Song by the Rolling Stones

from the album Exile on Main St.
- Released: 12 May 1972
- Recorded: October–November 1971, January–March 1972
- Studio: Villa Nellcôte, France; Sunset Sound, Los Angeles;
- Genre: Blues rock
- Length: 3:24
- Label: Rolling Stones Records
- Songwriter(s): Jagger-Richards; Mick Taylor;
- Producer(s): Jimmy Miller

= Ventilator Blues =

"Ventilator Blues" is a song by the English rock band the Rolling Stones that is included on their 1972 album Exile on Main St.

==Background==
“Ventilator Blues” marks one of only two times guitarist Mick Taylor was given credit alongside regular Stones songwriters Mick Jagger and Keith Richards, the second time being the song "Criss Cross" which was not officially released until the 2020 Deluxe Edition of the album Goats Head Soup. In a 1973 interview with Nick Kent, Taylor stated that he wrote the song's riff. The song features Richards playing slide guitar and acoustic guitar, Taylor on lead guitar and a resonator guitar, Jagger on vocals, Bill Wyman on bass, Charlie Watts on drums, Nicky Hopkins on piano, and Bobby Keys and Jim Price on saxophone and trumpet respectively.

The song itself is a low and lumbering blues number, with Bill Janovitz saying in his review, “the instrumental arrangement clearly aims for the Chess Studios approach.” Jagger double tracks the lead vocal, a studio technique rarely used in Rolling Stones recordings. Janovitz concludes, “Jagger takes the Muddy Waters and Howlin' Wolf inspiration of the song's origins and does his best to betray the fact that he is a skinny middle-class English kid, convincingly delivering the time-bomb lyric with appropriate swagger.”

On pianist Nicky Hopkins notable contribution, Janovitz says, “[Hopkins plays] a rhythmically complex piano part on the verses, weaving in and out of the swooping guitar lick on the first verse and then building as the arrangement continues, playing nervous, jittery right-handed upper-register trills. The pianist creates scary tension on an already claustrophobic and malevolent-sounding song.” The song is noted for its rising and falling chord progression, punctuated by the saxophone of Bobby Keys and the trumpet and trombone of Jim Price. Keeping beat is Charlie Watts on drums and Bill Wyman on bass who, although frequently absent during the recording sessions for Exile, made it on this occasion.

==Recording and aftermath==
Recording on “Ventilator Blues” began in late 1971. Richards said, “On ‘Ventilator Blues’ we got some weird sound of something that had gone wrong - some valve or tube that had gone. If something was wrong you just forgot about it. You'd leave it alone and come back tomorrow and hope it had fixed itself. Or give it a good kick.” Recording concluded in the early months of 1972 at Los Angeles' Sunset Sound Studios.

In 2003, Watts commented:
We always rehearse ‘Ventilator Blues’ [for tours]. It’s a great track, but we never play it as well as the original.
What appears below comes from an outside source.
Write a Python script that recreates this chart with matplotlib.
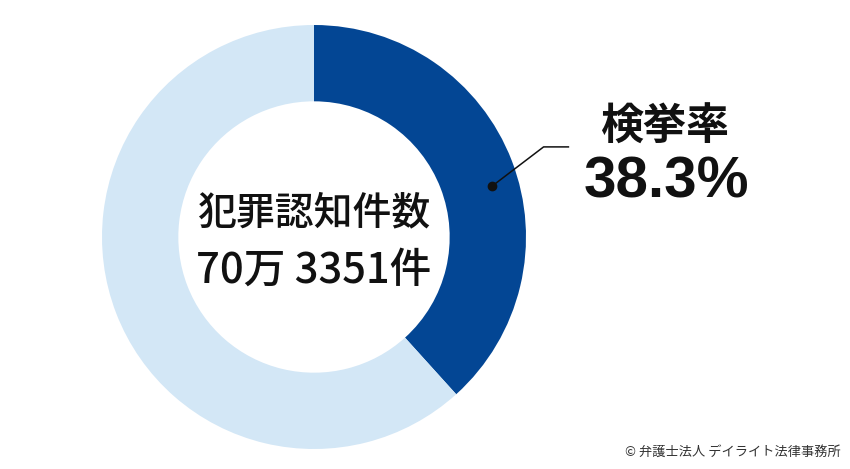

Something will not be quite right; either Keith will play it a bit differently or I’ll do it wrong. It’s a fabulous number, but a bit of a tricky one. Bobby Keys wrote the rhythm part, which is the clever part of the song. Bobby said, ‘Why don’t you do this?’ and I said, ‘I can’t play that,’ so Bobby stood next me to clapping the thing and I just followed his timing. In the world of "Take Five", it’s nothing, but it threw me completely and Bobby just stood there and clapped while we were doing the track – and we've never quite got it together as well as that.

==Live==
The Rolling Stones have performed “Ventilator Blues” live only once, at Pacific Coliseum in Vancouver, British Columbia, on opening night of the 1972 North American Tour in support of Exile on Main Street.